Architecture of non-capitalism

Why the talk is inspiring?

Drawing on his book Landscapes of Communism, in this talk Owen Hatherley will discuss the ways in which Soviet architecture and planning could be plausibly described as ‘non-capitalist’. That is, whether or not cities and buildings were produced without reference to normal capitalist drivers such as property developers, landowners, business interests and capital. An influential critique made since the 1930s is that the Soviet system was essentially ‘state capitalist’, with the bureaucracy acting as a sort of ‘general capitalist’. However, if compared with urbanism and architecture at the same time – particularly between around 1945 to 1979 in France, Finland or even the UK, strategies for doing this can seem remarkably similar. So this talk will try and find out whether this economic system created something genuinely specific in urban and architectural space through its absence of conventional monetary relations, and if so, what that was.
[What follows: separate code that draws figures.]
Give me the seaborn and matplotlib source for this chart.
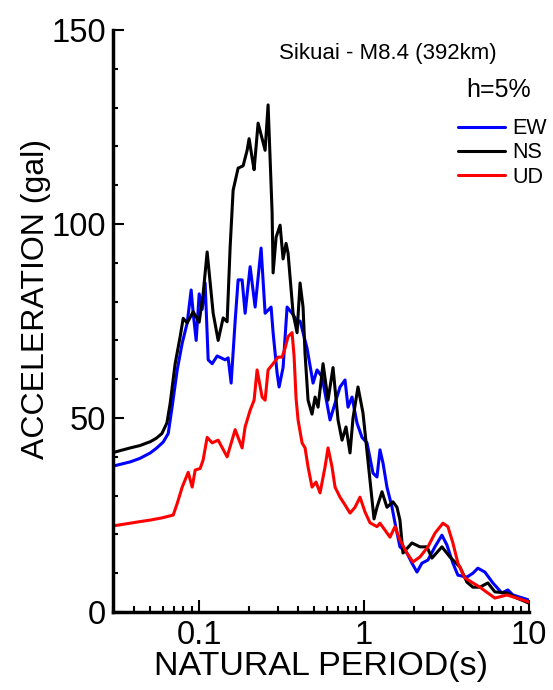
#!/usr/bin/env python3
import pandas as pd
import seaborn as sns
import matplotlib
matplotlib.use('Agg')
import matplotlib.pyplot as plt
from matplotlib.ticker import MultipleLocator

# acceleration response spectra
# period in seconds, acceleration in gal
ew_period = [0.030, 0.0382, 0.0437, 0.0505, 0.055, 0.0605, 0.0649, 0.0686, 0.0736, 0.0789, 0.0846, 0.0894,
             0.092, 0.0959, 0.100, 0.1043, 0.1087, 0.1134, 0.1199, 0.1286, 0.1438, 0.1499,
             0.1563, 0.1653, 0.1723, 0.1822, 0.190, 0.2038, 0.2185, 0.2375, 0.2512, 0.2731,
             0.2809, 0.297, 0.3054, 0.3229, 0.3415, 0.3661, 0.3926, 0.4094, 0.4513, 0.4908,
             0.519, 0.5566, 0.6222, 0.6672, 0.7154, 0.7671, 0.80, 0.846, 0.907, 0.9725,
             1.043, 1.134, 1.199, 1.250, 1.304, 1.378, 1.479, 1.541, 1.652, 1.822,
             1.954, 2.096, 2.247, 2.443, 2.693, 2.970, 3.184, 3.462, 3.713, 4.209,
             4.577, 4.908, 5.412, 6.051, 6.861, 7.46, 8.0, 10.0]
ew_accel = [37.6, 38.7, 39.6, 41.0, 42.2, 43.8, 46.0, 53.0, 62.4, 69.3, 74.5, 83.0,
            77.0, 70.0, 82.0, 78.0, 84.8, 65.0, 64.0, 66.0, 65.0, 65.5,
            59.0, 75.0, 85.6, 85.6, 77.0, 89.0, 78.6, 93.8, 77.0, 78.6,
            72.0, 61.6, 58.0, 63.0, 78.6, 77.0, 75.0, 75.0, 68.0, 59.0,
            62.4, 60.6, 49.5, 53.8, 58.0, 59.8, 52.8, 55.4, 48.7, 45.0,
            43.6, 35.8, 34.8, 41.8, 38.4, 32.2, 27.0, 23.0, 16.8, 15.2,
            12.6, 10.3, 12.6, 13.4, 16.8, 19.8, 17.3, 12.6, 9.5, 9.0,
            10.0, 11.3, 10.3, 7.5, 4.9, 5.7, 4.4, 3.1]

ns_period = [0.030, 0.0382, 0.0437, 0.0505, 0.055, 0.0594, 0.0637, 0.0667, 0.0715, 0.0767, 0.080, 0.0846,
             0.092, 0.100, 0.1057, 0.1118, 0.1216, 0.1304, 0.1398, 0.1478, 0.1541, 0.1607,
             0.1723, 0.1848, 0.1954, 0.2009, 0.2096, 0.2154, 0.2278, 0.2409, 0.2512, 0.2619,
             0.2693, 0.277, 0.2809, 0.2929, 0.3097, 0.3229, 0.3367, 0.3462, 0.3713, 0.3926,
             0.4094, 0.4268, 0.4389, 0.4577, 0.4839, 0.5047, 0.5263, 0.5644, 0.6051, 0.6488,
             0.6957, 0.7357, 0.7779, 0.8227, 0.8577, 0.9196, 0.986, 1.057, 1.15, 1.199,
             1.286, 1.378, 1.499, 1.585, 1.652, 1.723, 1.954, 2.185, 2.409, 2.583,
             2.970, 3.320, 3.818, 4.209, 4.577, 5.047, 5.644, 6.222, 7.357, 8.46,
             10.0]
ns_accel = [41.1, 42.3, 42.9, 43.9, 44.8, 46.0, 48.7, 53.8, 64.0, 71.0, 75.7, 74.5,
            77.4, 74.7, 82.0, 92.8, 77.0, 70.0, 75.8, 74.8, 94.0, 108.7,
            114.4, 115.0, 119.0, 122.0, 117.0, 114.0, 126.0, 122.0, 119.0, 130.7,
            117.0, 103.0, 87.4, 96.6, 99.7, 91.0, 95.0, 92.5, 77.0, 72.0,
            84.8, 78.6, 66.6, 54.6, 51.0, 55.4, 52.8, 64.0, 54.6, 63.0,
            49.5, 44.3, 47.7, 41.0, 50.0, 58.0, 51.3, 39.0, 24.0, 27.0,
            31.0, 27.0, 28.4, 27.0, 23.7, 15.2, 17.8, 16.8, 16.8, 13.9,
            16.8, 14.2, 11.6, 7.7, 6.4, 6.4, 7.5, 5.2, 4.9, 3.6,
            2.3]

ud_period = [0.030, 0.0382, 0.0437, 0.0505, 0.060, 0.0696, 0.0736, 0.0789, 0.0858, 0.0907, 0.0946, 0.1014,
             0.1057, 0.1118, 0.1199, 0.1304, 0.1478, 0.1653, 0.1822, 0.190, 0.2038, 0.2154,
             0.2246, 0.2409, 0.2512, 0.2619, 0.2809, 0.3012, 0.3184, 0.332, 0.3462, 0.3661,
             0.3765, 0.3872, 0.3981, 0.4209, 0.4389, 0.4577, 0.4839, 0.5118, 0.5412, 0.5803,
             0.6051, 0.6398, 0.6672, 0.7154, 0.7671, 0.8227, 0.882, 0.9458, 1.014, 1.087,
             1.199, 1.250, 1.438, 1.541, 1.652, 1.822, 1.982, 2.185, 2.443, 2.693,
             3.012, 3.229, 3.462, 3.713, 4.094, 4.577, 5.047, 5.644, 6.222, 7.357,
             8.46, 10.0]
ud_accel = [22.2, 22.9, 23.3, 23.7, 24.3, 25.0, 28.0, 32.2, 36.0, 32.2, 36.6, 37.0,
            39.2, 45.0, 43.6, 44.3, 40.0, 47.0, 42.3, 47.7, 52.0, 54.6,
            62.4, 55.4, 54.6, 62.4, 64.0, 65.7, 65.7, 68.0, 71.0, 72.0,
            66.0, 55.0, 49.5, 43.6, 42.3, 37.4, 32.2, 33.5, 30.7, 37.4,
            42.3, 37.4, 32.2, 29.6, 27.6, 25.5, 27.0, 29.6, 25.8, 23.0,
            22.0, 22.9, 19.3, 22.0, 18.6, 15.2, 12.9, 14.2, 16.8, 20.3,
            22.9, 22.0, 17.8, 12.6, 8.8, 7.5, 6.4, 4.9, 3.6, 4.4,
            3.6, 2.6]

components = ['EW', 'NS', 'UD']
line_colors = ['#0000ff', '#000000', '#ff0000']

x_ticks = [0.1, 1, 10]
x_tick_labels = ['0.1', '1', '10']
y_ticks = [0, 50, 100, 150]

event_text = 'Sikuai - M8.4 (392km)'
damping_text = 'h=5%'


def build_frame():
    """Stack the three components into one long table."""
    frames = []
    for comp, period, accel in zip(components,
                                   [ew_period, ns_period, ud_period],
                                   [ew_accel, ns_accel, ud_accel]):
        frames.append(pd.DataFrame({'period': period, 'accel': accel, 'comp': comp}))
    return pd.concat(frames, ignore_index=True)


def main():
    sns.set_style('ticks', {'axes.edgecolor': 'black', 'text.color': 'black',
                            'axes.labelcolor': 'black', 'xtick.color': 'black',
                            'ytick.color': 'black'})
    plt.rcParams['font.family'] = ['Liberation Sans', 'DejaVu Sans']

    spectra = build_frame()

    fig = plt.figure(figsize=(5.53, 6.90), dpi=100)
    ax = fig.add_axes([0.2043, 0.113, 0.752, 0.8435])

    sns.lineplot(data=spectra, x='period', y='accel', hue='comp',
                 palette=dict(zip(components, line_colors)),
                 estimator=None, linewidth=2.2, ax=ax)

    ax.set_xscale('log')
    ax.set_xlim(0.03, 10)
    ax.set_ylim(0, 150)
    ax.set_xticks(x_ticks, labels=x_tick_labels)
    ax.set_yticks(y_ticks)
    ax.yaxis.set_minor_locator(MultipleLocator(10))

    sns.despine(ax=ax)
    for side in ['left', 'bottom']:
        ax.spines[side].set_linewidth(2.5)
        ax.spines[side].set_color('black')

    ax.tick_params(axis='both', which='both', direction='in', width=1.5,
                   color='black', labelcolor='black', labelsize=23.5)
    ax.tick_params(axis='y', which='major', length=8, pad=5)
    ax.tick_params(axis='y', which='minor', length=3.8)
    ax.tick_params(axis='x', which='major', length=9, pad=6)
    ax.tick_params(axis='x', which='minor', length=4.5)

    ax.set_xlabel('NATURAL PERIOD(s)', fontsize=24.5, color='black')
    ax.set_ylabel('ACCELERATION (gal)', fontsize=23, color='black')
    ax.xaxis.set_label_coords(0.5, -0.067)
    ax.yaxis.set_label_coords(-0.150, 0.538)

    ax.text(0.662, 0.960, event_text, transform=ax.transAxes,
            ha='center', va='center', fontsize=16, color='black')
    ax.text(0.928, 0.897, damping_text, transform=ax.transAxes,
            ha='center', va='center', fontsize=18, color='black')

    handles, labels = ax.get_legend_handles_labels()
    leg = ax.legend(handles, labels, loc='upper left', bbox_to_anchor=(0.829, 0.848),
                    frameon=False, fontsize=15.5, handlelength=2.2, handletextpad=0.33,
                    labelspacing=0.14, borderpad=0, borderaxespad=0)
    for txt in leg.get_texts():
        txt.set_color('black')

    fig.savefig('out.png', dpi=100)


if __name__ == '__main__':
    main()
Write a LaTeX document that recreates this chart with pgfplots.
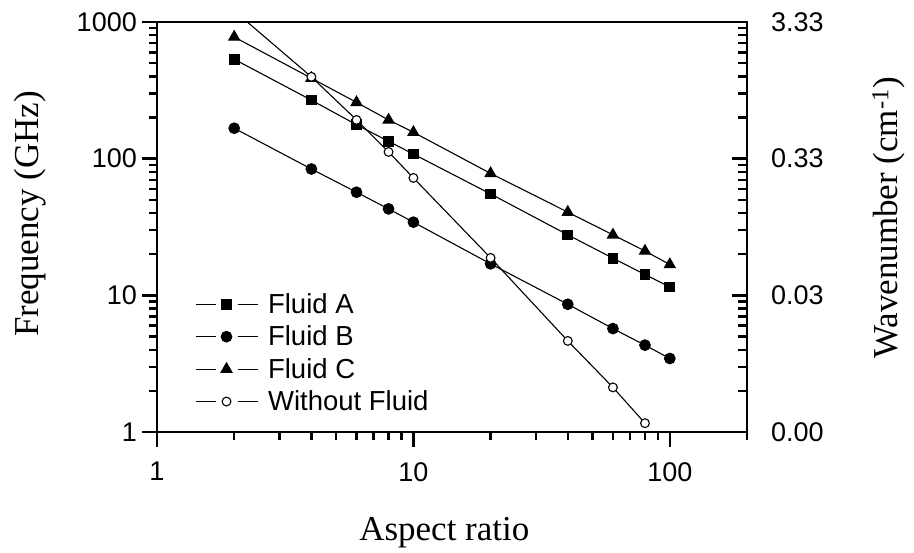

The talk will be held in English and will take place on December 1st in the National Gallery of Art, Konstitucijos ave. 22, Vilnius.

Starts at 20:00. Entrance is free.



Owen Hatherley

How the speaker is exceptional?

Owen Hatherley was born in Southampton, England in 1981. He received a PhD in 2011 from Birkbeck College, London, for a thesis on Constructivism and Americanism, which was published in 2016 as The Chaplin Machine (Pluto Press). He writes regularly for Architects Journal, Architectural Review, Dezeen, the Guardian, the London Review of Books and New Humanist, and is the author of several books: Militant Modernism (Zero, 2009), A Guide to the New Ruins of Great Britain (Verso, 2010), Uncommon – An Essay on Pulp (Zero, 2011), Across the Plaza (Strelka, 2012), A New Kind of Bleak – Journeys through Urban Britain (Verso 2012), Landscapes of Communism (Penguin 2015) and The Ministry of Nostalgia (Verso, 2016). He also edited and introduced an updated edition of Ian Nairn’s Nairn’s Towns (Notting Hill Editions, 2013), and wrote texts for the exhibition Brutalust: Celebrating Post-War Southampton, at the K6 Gallery. He lives in Woolwich.


Western Marxism and the Soviet Union (Haymarket Books, 2009)

Marcel van der Linden

Why the book is worth reading?

I’m recommending this book for its compendious attempt to track the various different ways in which self-conscious ‘Marxists’ outside the USSR tried to define what exactly the Soviet Union was. Most of them seemed to agree that it wasn’t socialism or communism as they expected it – but what was it instead, what were its prospects, and – after it collapsed – what did its failure mean for anyone who thought that a system beyond capitalism was desirable or possible?